The coronavirus has been one more challenge for a broadcast-television sector beset by them in recent years. Yet "The Masked Singer" is proving adept at avoiding virus problems, like it has many of the others.

With a 25 percent increase among adults 18-49 and a 26 percent increase in average total viewers this spring season, "The Masked Singer" has the largest increases in both categories of any show on network television. Only one other of the roughly 130 network shows this season, ABC's firefighter drama "Station 19," has double-digit growth in both categories. And just nine of the 130 have shown positive growth in both categories.

About 9 million people per week watch "The Masked Singer." But the bigger story is the youth of those viewers: The show this spring has drawn more adults ages 18 to 49 than any other show in 2019-2020 by a margin nearly 50 percent greater than its nearest competitor. That competitor, "The Bachelor," wrapped its season March 9, just days before the coronavirus crisis exploded in the United States.

Part of "The Masked Singer's" corona-era success, experts say, is a function of schedule momentum. The show experienced no delays; it was able to wrap its entire season by the end of February, thanks to an accelerated schedule that has it shooting three episodes each week. (The presence of so many celebrities, in contrast to the ordinary-citizen contestants on other competition shows, places a time squeeze; it proved lucky here.) The show began taping in December to make a deadline for a post-Super Bowl slot Feb. 2 and barely slowed down until it wrapped by the end of that month, before states imposed stay-at-home rules.

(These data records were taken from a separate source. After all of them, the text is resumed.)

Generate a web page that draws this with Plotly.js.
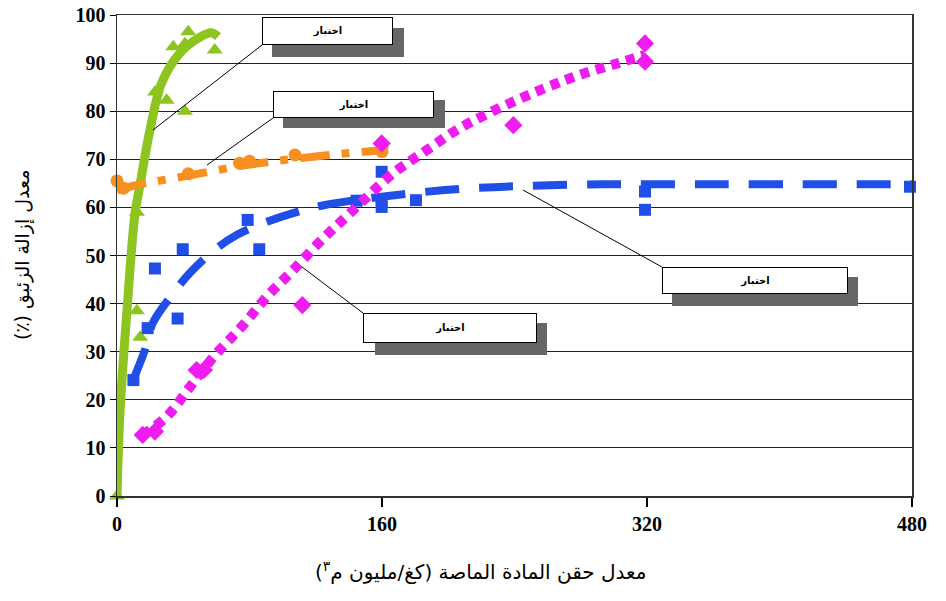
<!DOCTYPE html>
<html>
<head>
<meta charset="utf-8">
<script src="https://cdn.plot.ly/plotly-3.0.1.min.js"></script>
<style>html,body{margin:0;padding:0;background:#fff;}#chart{width:946px;height:601px;}</style>
</head>
<body>
<div id="chart"></div>
<script>
// ---- data ----
const xTickVals = [0, 160, 320, 480];
const xTickText = ["0", "160", "320", "480"];
const yTickVals = [0, 10, 20, 30, 40, 50, 60, 70, 80, 90, 100];

// green (triangles) measured points
const greenX = [0, 12, 14, 12, 23, 30, 41, 34, 41, 43, 59];
const greenY = [0, 38.5, 33, 59, 84, 82.3, 80, 93.4, 94, 96.5, 92.7];
// green trend line
const greenTrendX = [0, 1.8, 5.9, 10.9, 13.9, 19.9, 27, 38, 50.1, 57, 61];
const greenTrendY = [0, 17.3, 38, 58.8, 64.7, 76.1, 85.9, 92.1, 95.4, 96.3, 95.5];

// orange (circles)
const orangeX = [0, 4, 43, 74, 80, 107.5, 160, 160];
const orangeY = [65.5, 64, 67, 69.2, 69.6, 70.9, 71.6, 72.5];
const orangeTrendX = [0, 10, 43, 80, 120, 160];
const orangeTrendY = [63.5, 64.5, 66.6, 68.9, 70.6, 71.9];

// blue (squares)
const blueX = [9.9, 18.5, 22.9, 36.6, 39.7, 78.9, 85.9, 144.7, 159.8, 159.8, 159.8, 180.5, 318.8, 318.8, 478.8];
const blueY = [24.1, 34.9, 47.3, 36.9, 51.3, 57.4, 51.3, 61.4, 67.4, 61.5, 60.1, 61.5, 63.3, 59.5, 64.3];
const blueTrendX = [9.7, 16.9, 21.7, 33.2, 44.1, 58, 72.5, 90.6, 106.3, 125.6, 198, 272.3, 352, 480];
const blueTrendY = [24.1, 30.4, 36, 41.8, 46.4, 50.9, 54.3, 57, 58.8, 60.5, 63.6, 64.7, 64.8, 64.8];

// magenta (diamonds)
const magX = [15.5, 22.9, 48.1, 52.5, 111.9, 159.8, 239.3, 318.8, 318.8];
const magY = [12.7, 13.4, 26.2, 26.2, 39.7, 73.3, 77.1, 94.1, 90.3];
const magTrendX = [15.5, 30, 44.1, 59.2, 75.3, 90.4, 106.4, 122.6, 140.7, 166.8, 187, 205.1, 226.2, 258.4, 280.6, 302.7, 318.8];
const magTrendY = [12.7, 16.5, 22.7, 29.3, 35.2, 41.4, 47, 52.9, 58.8, 67.1, 71.9, 76.1, 79.9, 84.8, 87.7, 90, 91.7];

const labelText = "اختبار";
const xTitle = "\u200Fمعدل حقن المادة الماصة (كغ/مليون م<sup>٣</sup>)\u200F";
const yTitle = "\u200Fمعدل إزالة الزئبق (٪)\u200F";

// ---- layout geometry helpers ----
const L = 117, R = 912, T = 15, B = 496, W = 946, H = 601;
const XMAX = 480, YMAX = 100;
function dx(px) { return (px - L) / (R - L) * XMAX; }
function dy(py) { return (B - py) / (B - T) * YMAX; }
function px2paperX(px) { return (px - L) / (R - L); }
function py2paperY(py) { return (B - py) / (B - T); }

// callout boxes: [left, top, right, bottom], shadow rect, leader line
const boxes = [
  {b: [262, 17, 393, 45], s: [272, 28, 404, 57], line: [262, 45, 153, 130]},
  {b: [273, 91, 434, 118], s: [283, 100, 445, 128], line: [273, 118, 207, 165]},
  {b: [363, 313, 537, 343], s: [375, 323, 547, 355], line: [363, 313, 302, 267]},
  {b: [662, 267, 848, 294], s: [672, 277, 858, 306], line: [662, 267, 523, 190]}
];

const green = '#8dc41f', orange = '#f7901e', blue = '#1f4fe6', magenta = '#ee1cee';

const traces = [
  {x: greenTrendX, y: greenTrendY, mode: 'lines', line: {color: green, width: 9, shape: 'spline'}, hoverinfo: 'skip'},
  {x: greenX, y: greenY, mode: 'markers', marker: {symbol: 'triangle-up', size: 14, color: green}, cliponaxis: false},
  {x: orangeTrendX, y: orangeTrendY, mode: 'lines', line: {color: orange, width: 8, dash: '30px,12px,8px,12px', shape: 'spline'}, hoverinfo: 'skip'},
  {x: orangeX, y: orangeY, mode: 'markers', marker: {symbol: 'circle', size: 13, color: orange}, cliponaxis: false},
  {x: blueTrendX, y: blueTrendY, mode: 'lines', line: {color: blue, width: 8, dash: '34px,20px', shape: 'spline'}, hoverinfo: 'skip'},
  {x: blueX, y: blueY, mode: 'markers', marker: {symbol: 'square', size: 12, color: blue}, cliponaxis: false},
  {x: magTrendX, y: magTrendY, mode: 'lines', line: {color: magenta, width: 10, dash: '9px,7px', shape: 'spline'}, hoverinfo: 'skip'},
  {x: magX, y: magY, mode: 'markers', marker: {symbol: 'diamond', size: 14, color: magenta}, cliponaxis: false}
];

const annotations = [];
const shapes = [];
boxes.forEach(bx => {
  const s = bx.s, ln = bx.line;
  shapes.push({type: 'line', xref: 'x', yref: 'y', x0: dx(ln[0]), y0: dy(ln[1]), x1: dx(ln[2]), y1: dy(ln[3]),
    line: {color: '#000', width: 1}});
  shapes.push({type: 'rect', xref: 'x', yref: 'y', x0: dx(s[0]), y0: dy(s[3]), x1: dx(s[2]), y1: dy(s[1]),
    fillcolor: '#666666', line: {width: 0}});
});
boxes.forEach(bx => {
  const b = bx.b;
  annotations.push({
    xref: 'x', yref: 'y', x: dx((b[0] + b[2]) / 2), y: dy((b[1] + b[3]) / 2),
    xanchor: 'center', yanchor: 'middle', showarrow: false, text: '<b>' + labelText + '</b>',
    font: {family: 'DejaVu Sans', size: 10, color: '#000'},
    width: b[2] - b[0] - 2, height: b[3] - b[1] - 2, bgcolor: '#ffffff', bordercolor: '#000', borderwidth: 1, borderpad: 0
  });
});
// axis titles
annotations.push({
  xref: 'paper', yref: 'paper', x: px2paperX(480), y: py2paperY(571), xanchor: 'center', yanchor: 'middle',
  showarrow: false, text: xTitle, font: {family: 'DejaVu Sans', size: 20, color: '#000'}
});
annotations.push({
  xref: 'paper', yref: 'paper', x: px2paperX(23), y: py2paperY(255), xanchor: 'center', yanchor: 'middle',
  showarrow: false, textangle: -90, text: yTitle, font: {family: 'DejaVu Sans', size: 19, color: '#000'}
});

const layout = {
  width: W, height: H,
  margin: {l: L, r: W - R, t: T, b: H - B},
  paper_bgcolor: '#fff', plot_bgcolor: '#fff',
  showlegend: false,
  xaxis: {
    range: [0, XMAX], tickvals: xTickVals, ticktext: xTickText,
    ticks: 'outside', ticklen: 9, tickwidth: 1.5, tickcolor: '#000',
    showline: true, linecolor: '#333', linewidth: 1.5, mirror: true,
    showgrid: false, zeroline: false,
    tickfont: {family: 'Liberation Serif', size: 20, color: '#000', weight: 'bold'}
  },
  yaxis: {
    range: [0, YMAX], tickvals: yTickVals,
    ticks: 'outside', ticklen: 6, tickwidth: 1, tickcolor: '#000',
    showline: true, linecolor: '#333', linewidth: 1.5, mirror: true,
    showgrid: true, gridcolor: '#222', gridwidth: 1, zeroline: false,
    tickfont: {family: 'Liberation Serif', size: 20, color: '#000', weight: 'bold'}
  },
  annotations: annotations,
  shapes: shapes
};

Plotly.newPlot('chart', traces, layout, {staticPlot: true, displayModeBar: false});
</script>
</body>
</html>
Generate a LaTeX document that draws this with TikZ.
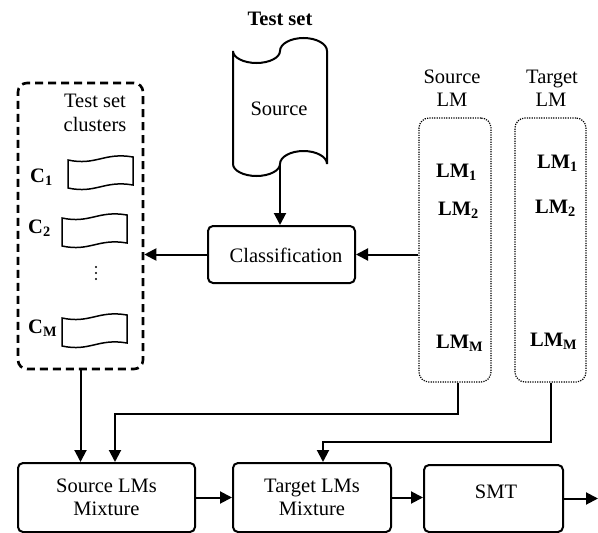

During a recent episode, the only hint the world had changed came from a brief voice-over recorded later by host Nick Cannon. "While you're safer at home, our singers' secrets are safer with us," he said.

A Fox spokeswoman declined to make "The Masked Singer's" showrunner, Izzie Pick Ibarra, or the head of the network's reality division, Rob Wade, available for comment for this story.

The show also has the benefit of forgoing live episodes. While many reality-competition series opt for them, partly to tamp down on spoilers, "The Masked Singer" instead rolls the dice. It tapes the shows months in advance but enforces elaborate secrecy requirements for participants and limits in-studio audience during character reveals, making sure it doesn't need to still be going in April or May.

But experts say scheduling continuity is only one reason "The Masked Singer" is flourishing. Also important is the show's pre-covid vibe - far from seeming out of step, they note it's become a kind of counterprogramming advantage.

"One of the things that made 'The Masked Singer' appealing when it first came on was its ridiculousness, its ludicrous fun, its masterpiece stupidity," said Robert Thompson, a professor of popular culture and television historian at Syracuse University. "And I think one of the things that makes it appealing now is that it doesn't have any of the melancholy or sincere piano tinkling of so many other shows and every other commercial on TV. People watch all of those and can't wait to get back to the dancing llamas."

"The Masked Singer" has sometimes gone the extra step to preserve that anti-earnest quality. Even "After the Mask," which has been recorded during the time of quarantine, has featured a high level of cartoonishness and trash talk. Only occasionally do performers puncture that bubble.

When they do, though, they can inadvertently explain their show's success.

After Michaels, the former Poison frontman and reality-TV franchise, was eliminated (he played the character of Banana; fans showed their adulation by making peeling gestures) he came on "After the Mask" from his home.

Cannon asked how he felt about "The Masked Singer" now that he'd appeared on it.

"I want this to go on forever," he said. "It's such an upbeat positive party. The world needs it right now."